- _Work to complete_: Write out nothing but the lines from the first line of the entries below through the line with "legend_text_x = 3.78"; no pictures go in.

════════════════

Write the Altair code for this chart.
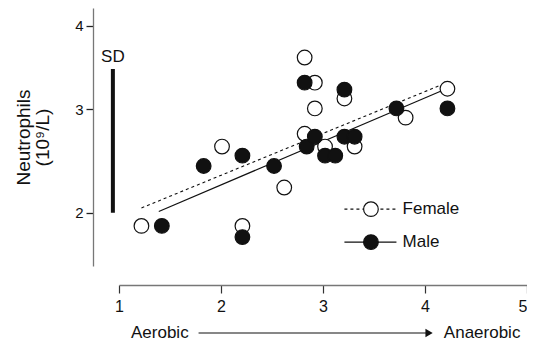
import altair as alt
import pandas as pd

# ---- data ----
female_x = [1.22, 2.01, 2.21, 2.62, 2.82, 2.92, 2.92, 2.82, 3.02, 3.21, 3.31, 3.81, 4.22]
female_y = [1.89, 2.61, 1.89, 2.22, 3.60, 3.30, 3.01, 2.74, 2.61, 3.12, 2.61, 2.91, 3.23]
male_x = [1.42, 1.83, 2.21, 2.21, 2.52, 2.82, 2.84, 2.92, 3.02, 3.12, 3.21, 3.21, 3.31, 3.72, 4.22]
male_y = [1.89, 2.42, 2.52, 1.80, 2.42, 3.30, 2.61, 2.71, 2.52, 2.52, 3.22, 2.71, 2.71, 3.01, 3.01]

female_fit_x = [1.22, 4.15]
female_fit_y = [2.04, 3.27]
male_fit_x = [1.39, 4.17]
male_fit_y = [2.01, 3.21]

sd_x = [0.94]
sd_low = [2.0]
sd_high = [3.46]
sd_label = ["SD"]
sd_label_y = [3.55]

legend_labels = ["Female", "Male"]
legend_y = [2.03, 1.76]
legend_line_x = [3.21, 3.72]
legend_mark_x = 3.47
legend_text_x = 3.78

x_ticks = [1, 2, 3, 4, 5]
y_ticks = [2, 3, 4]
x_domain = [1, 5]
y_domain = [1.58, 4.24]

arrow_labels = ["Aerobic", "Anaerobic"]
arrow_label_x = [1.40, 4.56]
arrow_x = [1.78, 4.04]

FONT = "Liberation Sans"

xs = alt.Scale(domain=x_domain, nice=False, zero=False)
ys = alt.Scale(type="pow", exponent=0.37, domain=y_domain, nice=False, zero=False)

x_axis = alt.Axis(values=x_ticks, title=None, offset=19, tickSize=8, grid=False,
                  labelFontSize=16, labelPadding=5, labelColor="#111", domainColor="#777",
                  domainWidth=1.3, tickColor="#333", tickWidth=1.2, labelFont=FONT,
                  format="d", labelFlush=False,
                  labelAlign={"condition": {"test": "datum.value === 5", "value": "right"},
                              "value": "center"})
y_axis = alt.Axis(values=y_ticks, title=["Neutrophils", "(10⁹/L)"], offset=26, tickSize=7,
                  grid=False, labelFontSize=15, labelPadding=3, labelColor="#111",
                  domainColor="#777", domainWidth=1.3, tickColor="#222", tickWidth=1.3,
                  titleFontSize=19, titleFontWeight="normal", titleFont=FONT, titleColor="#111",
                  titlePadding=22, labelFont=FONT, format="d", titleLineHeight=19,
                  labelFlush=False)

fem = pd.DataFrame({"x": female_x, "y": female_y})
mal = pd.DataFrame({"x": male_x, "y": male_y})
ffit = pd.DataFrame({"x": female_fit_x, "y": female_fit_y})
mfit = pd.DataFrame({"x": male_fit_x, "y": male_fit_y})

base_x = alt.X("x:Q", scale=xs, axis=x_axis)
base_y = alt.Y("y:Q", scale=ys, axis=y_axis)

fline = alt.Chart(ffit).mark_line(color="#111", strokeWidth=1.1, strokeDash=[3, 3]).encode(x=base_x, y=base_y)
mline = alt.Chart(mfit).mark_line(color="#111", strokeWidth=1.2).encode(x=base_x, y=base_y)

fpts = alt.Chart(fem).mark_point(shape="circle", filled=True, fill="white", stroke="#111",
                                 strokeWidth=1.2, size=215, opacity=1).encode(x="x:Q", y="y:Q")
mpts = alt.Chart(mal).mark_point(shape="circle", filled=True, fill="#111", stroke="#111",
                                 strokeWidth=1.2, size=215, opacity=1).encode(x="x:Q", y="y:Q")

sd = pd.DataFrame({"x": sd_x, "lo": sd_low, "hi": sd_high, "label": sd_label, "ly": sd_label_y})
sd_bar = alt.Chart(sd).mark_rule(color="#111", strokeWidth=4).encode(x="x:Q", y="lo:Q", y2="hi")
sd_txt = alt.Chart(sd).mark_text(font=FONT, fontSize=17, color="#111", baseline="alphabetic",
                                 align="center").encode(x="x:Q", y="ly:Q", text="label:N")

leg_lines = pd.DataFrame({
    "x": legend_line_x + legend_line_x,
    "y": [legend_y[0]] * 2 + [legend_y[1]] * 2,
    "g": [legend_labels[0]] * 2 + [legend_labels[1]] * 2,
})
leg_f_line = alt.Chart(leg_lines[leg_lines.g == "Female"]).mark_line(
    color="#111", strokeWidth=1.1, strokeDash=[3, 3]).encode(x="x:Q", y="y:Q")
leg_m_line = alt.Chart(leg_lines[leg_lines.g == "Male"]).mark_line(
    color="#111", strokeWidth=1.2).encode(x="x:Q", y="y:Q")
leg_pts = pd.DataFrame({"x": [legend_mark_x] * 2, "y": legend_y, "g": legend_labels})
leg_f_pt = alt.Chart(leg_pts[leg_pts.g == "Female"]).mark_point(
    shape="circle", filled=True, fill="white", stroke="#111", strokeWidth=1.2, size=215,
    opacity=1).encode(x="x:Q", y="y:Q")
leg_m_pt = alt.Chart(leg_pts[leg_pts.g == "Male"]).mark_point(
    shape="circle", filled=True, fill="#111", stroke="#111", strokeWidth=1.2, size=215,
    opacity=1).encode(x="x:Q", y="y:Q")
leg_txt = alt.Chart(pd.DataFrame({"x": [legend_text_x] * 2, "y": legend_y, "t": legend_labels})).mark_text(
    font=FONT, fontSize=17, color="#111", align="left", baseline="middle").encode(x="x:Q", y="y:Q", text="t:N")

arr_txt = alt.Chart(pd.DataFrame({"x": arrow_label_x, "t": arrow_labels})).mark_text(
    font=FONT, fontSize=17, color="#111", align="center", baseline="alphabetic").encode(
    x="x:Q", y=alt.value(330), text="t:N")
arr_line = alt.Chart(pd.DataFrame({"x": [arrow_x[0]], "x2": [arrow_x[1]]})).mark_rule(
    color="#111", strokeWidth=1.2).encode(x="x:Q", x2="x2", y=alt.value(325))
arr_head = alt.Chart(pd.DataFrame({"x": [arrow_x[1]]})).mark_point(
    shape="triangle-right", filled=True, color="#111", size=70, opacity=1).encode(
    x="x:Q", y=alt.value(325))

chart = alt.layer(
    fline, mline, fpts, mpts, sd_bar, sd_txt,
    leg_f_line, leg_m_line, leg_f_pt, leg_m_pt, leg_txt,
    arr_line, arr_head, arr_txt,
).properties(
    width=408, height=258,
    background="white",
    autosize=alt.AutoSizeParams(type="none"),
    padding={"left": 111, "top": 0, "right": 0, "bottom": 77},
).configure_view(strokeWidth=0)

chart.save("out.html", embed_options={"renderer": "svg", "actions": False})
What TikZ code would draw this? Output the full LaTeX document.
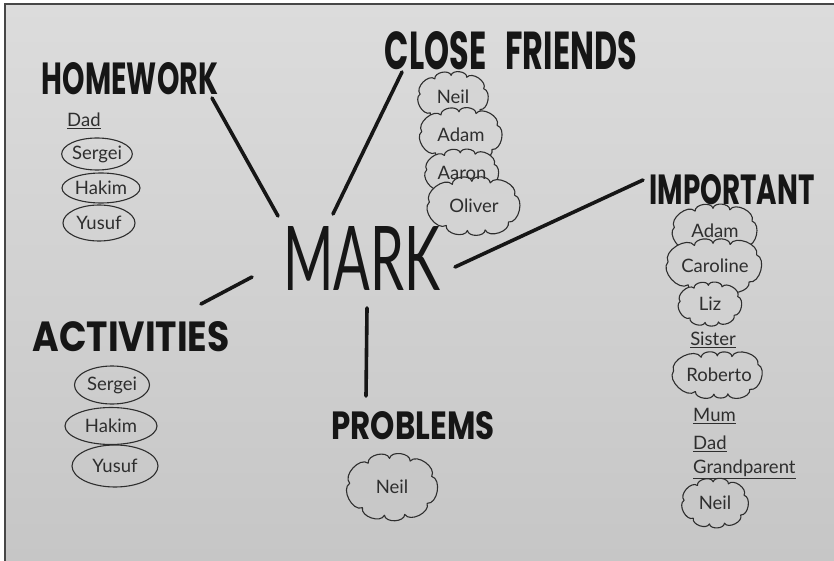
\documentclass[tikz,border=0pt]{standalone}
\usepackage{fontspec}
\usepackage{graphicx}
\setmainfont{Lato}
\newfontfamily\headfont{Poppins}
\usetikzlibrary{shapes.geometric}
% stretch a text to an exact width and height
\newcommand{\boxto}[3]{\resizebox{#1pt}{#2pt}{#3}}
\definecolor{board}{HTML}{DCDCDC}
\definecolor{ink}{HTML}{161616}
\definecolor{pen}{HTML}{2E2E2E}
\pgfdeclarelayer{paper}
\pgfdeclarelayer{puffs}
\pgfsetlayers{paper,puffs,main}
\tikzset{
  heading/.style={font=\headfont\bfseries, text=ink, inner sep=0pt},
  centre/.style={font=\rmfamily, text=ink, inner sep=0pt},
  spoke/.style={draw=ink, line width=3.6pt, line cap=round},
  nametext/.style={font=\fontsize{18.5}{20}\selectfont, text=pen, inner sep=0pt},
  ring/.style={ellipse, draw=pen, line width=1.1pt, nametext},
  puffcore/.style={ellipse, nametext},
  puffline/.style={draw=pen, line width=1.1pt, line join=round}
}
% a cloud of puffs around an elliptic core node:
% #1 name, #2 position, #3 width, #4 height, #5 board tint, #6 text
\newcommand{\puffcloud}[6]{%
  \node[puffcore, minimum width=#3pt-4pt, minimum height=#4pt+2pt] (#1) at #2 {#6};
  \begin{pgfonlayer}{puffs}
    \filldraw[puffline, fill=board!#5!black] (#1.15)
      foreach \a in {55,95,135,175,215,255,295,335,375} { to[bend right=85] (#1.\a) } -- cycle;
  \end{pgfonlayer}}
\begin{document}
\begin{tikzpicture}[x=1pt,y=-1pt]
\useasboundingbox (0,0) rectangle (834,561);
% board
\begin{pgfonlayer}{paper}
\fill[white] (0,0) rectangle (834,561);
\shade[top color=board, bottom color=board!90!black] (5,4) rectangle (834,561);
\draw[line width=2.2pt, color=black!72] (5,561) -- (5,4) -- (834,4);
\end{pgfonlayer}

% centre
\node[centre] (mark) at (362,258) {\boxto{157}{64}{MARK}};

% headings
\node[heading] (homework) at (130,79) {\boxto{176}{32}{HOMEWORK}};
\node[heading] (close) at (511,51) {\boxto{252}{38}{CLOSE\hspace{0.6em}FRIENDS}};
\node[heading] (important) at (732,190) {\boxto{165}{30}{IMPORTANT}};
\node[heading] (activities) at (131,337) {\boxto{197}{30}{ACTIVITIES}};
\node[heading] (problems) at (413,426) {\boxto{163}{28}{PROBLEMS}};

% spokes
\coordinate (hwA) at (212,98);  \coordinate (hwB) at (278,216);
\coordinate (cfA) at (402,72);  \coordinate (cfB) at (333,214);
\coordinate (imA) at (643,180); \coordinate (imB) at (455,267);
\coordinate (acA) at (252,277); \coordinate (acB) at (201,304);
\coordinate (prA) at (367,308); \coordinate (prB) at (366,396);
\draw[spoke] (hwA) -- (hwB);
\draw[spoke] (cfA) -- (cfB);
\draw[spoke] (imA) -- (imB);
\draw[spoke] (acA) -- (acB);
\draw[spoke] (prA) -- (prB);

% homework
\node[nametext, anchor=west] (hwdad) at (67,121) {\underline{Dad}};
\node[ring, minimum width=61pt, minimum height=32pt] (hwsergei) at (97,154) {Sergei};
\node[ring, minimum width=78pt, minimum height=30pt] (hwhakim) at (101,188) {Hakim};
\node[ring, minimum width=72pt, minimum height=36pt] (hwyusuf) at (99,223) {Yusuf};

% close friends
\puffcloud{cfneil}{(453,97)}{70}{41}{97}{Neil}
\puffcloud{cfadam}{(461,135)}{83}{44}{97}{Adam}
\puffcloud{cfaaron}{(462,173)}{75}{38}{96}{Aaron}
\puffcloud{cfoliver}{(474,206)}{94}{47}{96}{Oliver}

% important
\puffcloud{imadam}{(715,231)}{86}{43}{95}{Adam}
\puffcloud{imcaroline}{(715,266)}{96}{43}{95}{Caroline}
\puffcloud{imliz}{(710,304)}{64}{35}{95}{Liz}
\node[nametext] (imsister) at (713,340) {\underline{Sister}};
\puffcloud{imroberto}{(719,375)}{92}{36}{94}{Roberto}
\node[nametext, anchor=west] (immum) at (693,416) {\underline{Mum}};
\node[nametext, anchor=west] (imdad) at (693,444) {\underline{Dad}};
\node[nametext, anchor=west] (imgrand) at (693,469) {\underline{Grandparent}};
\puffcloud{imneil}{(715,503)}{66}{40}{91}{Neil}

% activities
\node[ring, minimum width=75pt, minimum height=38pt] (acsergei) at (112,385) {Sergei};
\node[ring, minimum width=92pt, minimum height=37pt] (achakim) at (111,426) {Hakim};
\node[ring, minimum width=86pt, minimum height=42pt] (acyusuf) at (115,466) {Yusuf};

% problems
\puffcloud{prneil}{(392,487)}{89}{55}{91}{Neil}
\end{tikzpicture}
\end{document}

════════════════

- _Reply_:
Write the Altair code for this chart.
import altair as alt
import pandas as pd

# ---- data ----
female_x = [1.22, 2.01, 2.21, 2.62, 2.82, 2.92, 2.92, 2.82, 3.02, 3.21, 3.31, 3.81, 4.22]
female_y = [1.89, 2.61, 1.89, 2.22, 3.60, 3.30, 3.01, 2.74, 2.61, 3.12, 2.61, 2.91, 3.23]
male_x = [1.42, 1.83, 2.21, 2.21, 2.52, 2.82, 2.84, 2.92, 3.02, 3.12, 3.21, 3.21, 3.31, 3.72, 4.22]
male_y = [1.89, 2.42, 2.52, 1.80, 2.42, 3.30, 2.61, 2.71, 2.52, 2.52, 3.22, 2.71, 2.71, 3.01, 3.01]

female_fit_x = [1.22, 4.15]
female_fit_y = [2.04, 3.27]
male_fit_x = [1.39, 4.17]
male_fit_y = [2.01, 3.21]

sd_x = [0.94]
sd_low = [2.0]
sd_high = [3.46]
sd_label = ["SD"]
sd_label_y = [3.55]

legend_labels = ["Female", "Male"]
legend_y = [2.03, 1.76]
legend_line_x = [3.21, 3.72]
legend_mark_x = 3.47
legend_text_x = 3.78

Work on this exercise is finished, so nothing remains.